Set task:
Say how many lines hold the string "chart", and nothing more.

Recorded data:

################

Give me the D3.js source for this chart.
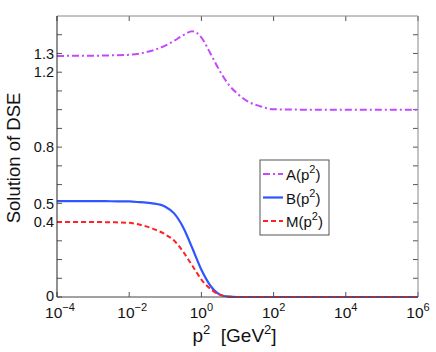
<!DOCTYPE html>
<html>
<head>
<meta charset="utf-8">
<script src="https://cdn.jsdelivr.net/npm/d3@7"></script>
<style>
  body { margin: 0; background: #fff; }
  svg { display: block; font-family: "Liberation Sans", Arial, sans-serif; }
</style>
</head>
<body>
<div id="chart"></div>
<script>
// log10(p^2) sample points
const logP = [-4, -3, -2.5, -2, -1.7, -1.35, -1, -0.75, -0.5, -0.25, 0, 0.25, 0.5, 0.75, 1, 1.3, 1.6, 2, 3, 4, 5, 6];
const seriesA = [1.287, 1.288, 1.29, 1.293, 1.30, 1.316, 1.342, 1.368, 1.398, 1.418, 1.385, 1.30, 1.21, 1.135, 1.085, 1.042, 1.02, 1.002, 1.0, 1.0, 1.0, 1.0];
const seriesB = [0.512, 0.512, 0.511, 0.51, 0.506, 0.50, 0.482, 0.445, 0.37, 0.26, 0.145, 0.06, 0.014, 0.002, 0, 0, 0, 0, 0, 0, 0, 0];
const seriesM = [0.40, 0.40, 0.399, 0.396, 0.386, 0.365, 0.334, 0.30, 0.24, 0.167, 0.093, 0.043, 0.013, 0.002, 0, 0, 0, 0, 0, 0, 0, 0];

const xTicks = [-4, -2, 0, 2, 4, 6];
const yTicks = [0, 0.1, 0.2, 0.3, 0.4, 0.5, 0.6, 0.7, 0.8, 0.9, 1.0, 1.1, 1.2, 1.3, 1.4];
const yLabels = [0, 0.4, 0.5, 0.8, 1.2, 1.3];

const W = 436, H = 352;
const margin = { left: 57, right: 18, top: 16, bottom: 55 };
const iw = W - margin.left - margin.right;
const ih = H - margin.top - margin.bottom;

const svg = d3.select('#chart').append('svg')
    .attr('width', W)
    .attr('height', H);

const x = d3.scaleLog().domain([1e-4, 1e6]).range([0, iw]);
const y = d3.scaleLinear().domain([0, 1.5]).range([ih, 0]);

const g = svg.append('g').attr('transform', `translate(${margin.left},${margin.top})`);

// ticks (inward, on all four sides)
const tickLen = 5;
xTicks.forEach(t => {
    const px = x(Math.pow(10, t));
    g.append('line').attr('x1', px).attr('x2', px).attr('y1', ih).attr('y2', ih - tickLen)
        .attr('stroke', '#555').attr('stroke-width', 1);
    g.append('line').attr('x1', px).attr('x2', px).attr('y1', 0).attr('y2', tickLen)
        .attr('stroke', '#555').attr('stroke-width', 1);
    const lab = g.append('text')
        .attr('x', t < 0 ? px + 3 : px)
        .attr('y', ih + 21)
        .attr('text-anchor', 'middle')
        .style('font-size', '15.5px')
        .attr('fill', '#111');
    lab.append('tspan').text('10');
    lab.append('tspan').attr('dy', -7).style('font-size', '11px').text(t < 0 ? '\u2212' + (-t) : t);
});

yTicks.forEach(t => {
    const py = y(t);
    g.append('line').attr('x1', 0).attr('x2', tickLen).attr('y1', py).attr('y2', py)
        .attr('stroke', '#555').attr('stroke-width', 1);
    g.append('line').attr('x1', iw).attr('x2', iw - tickLen).attr('y1', py).attr('y2', py)
        .attr('stroke', '#555').attr('stroke-width', 1);
});

yLabels.forEach(t => {
    g.append('text')
        .attr('x', -3)
        .attr('y', t === 0 ? y(t) - 1 : y(t))
        .attr('dy', '0.36em')
        .attr('text-anchor', 'end')
        .style('font-size', '14.5px')
        .attr('fill', '#111')
        .text(t === 0 ? '0' : t.toFixed(1));
});

// lines
const pts = vals => logP.map((l, i) => [Math.pow(10, l), vals[i]]);
const line = d3.line()
    .x(d => x(d[0]))
    .y(d => y(d[1]))
    .curve(d3.curveMonotoneX);

const series = [
    { name: 'A', vals: seriesA, color: '#c547ff', width: 2, dash: '7,3,2,3' },
    { name: 'B', vals: seriesB, color: '#2f55ff', width: 2.2, dash: null },
    { name: 'M', vals: seriesM, color: '#ff2222', width: 2, dash: '5,3' }
];

g.append('clipPath').attr('id', 'clip')
    .append('rect').attr('width', iw).attr('height', ih + 2).attr('y', -1);

// draw B under M so the red dashes sit on top near zero
['B', 'A', 'M'].forEach(n => {
    const s = series.find(d => d.name === n);
    g.append('path')
        .datum(pts(s.vals))
        .attr('clip-path', 'url(#clip)')
        .attr('d', line)
        .attr('fill', 'none')
        .attr('stroke', s.color)
        .attr('stroke-width', s.width)
        .attr('stroke-dasharray', s.dash);
});

// axes box
g.append('line').attr('x1', 0).attr('x2', iw).attr('y1', 0).attr('y2', 0).attr('stroke', '#888');
g.append('line').attr('x1', iw).attr('x2', iw).attr('y1', 0).attr('y2', ih).attr('stroke', '#888');
g.append('line').attr('x1', 0).attr('x2', 0).attr('y1', 0).attr('y2', ih).attr('stroke', '#222');
g.append('line').attr('x1', 0).attr('x2', iw).attr('y1', ih).attr('y2', ih).attr('stroke', '#444');

// legend
const lg = svg.append('g').attr('transform', 'translate(260,160)');
lg.append('rect').attr('width', 69).attr('height', 75)
    .attr('fill', '#fff').attr('stroke', '#555').attr('stroke-width', 1);
series.forEach((s, i) => {
    const ly = 14 + i * 23.5;
    lg.append('line').attr('x1', 3).attr('x2', 23).attr('y1', ly).attr('y2', ly)
        .attr('stroke', s.color).attr('stroke-width', s.width)
        .attr('stroke-dasharray', s.dash);
    const t = lg.append('text').attr('x', 26).attr('y', ly + 6)
        .style('font-size', '15px').attr('fill', '#111');
    t.append('tspan').text(s.name + '(p');
    t.append('tspan').attr('dy', -7).style('font-size', '11px').text('2');
    t.append('tspan').attr('dy', 7).text(')');
});

// axis titles
const xt = svg.append('text')
    .attr('x', margin.left + iw / 2 - 3)
    .attr('y', 342)
    .attr('text-anchor', 'middle')
    .style('font-size', '19px')
    .attr('fill', '#111');
xt.append('tspan').text('p');
xt.append('tspan').attr('dy', -8).style('font-size', '13px').text('2');
xt.append('tspan').attr('dy', 8).text('\u00a0\u00a0[GeV');
xt.append('tspan').attr('dy', -8).style('font-size', '13px').text('2');
xt.append('tspan').attr('dy', 8).text(']');

svg.append('text')
    .attr('transform', 'translate(20,158) rotate(-90)')
    .attr('text-anchor', 'middle')
    .style('font-size', '18.5px')
    .attr('fill', '#111')
    .text('Solution of DSE');
</script>
</body>
</html>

################

Output for this task:
3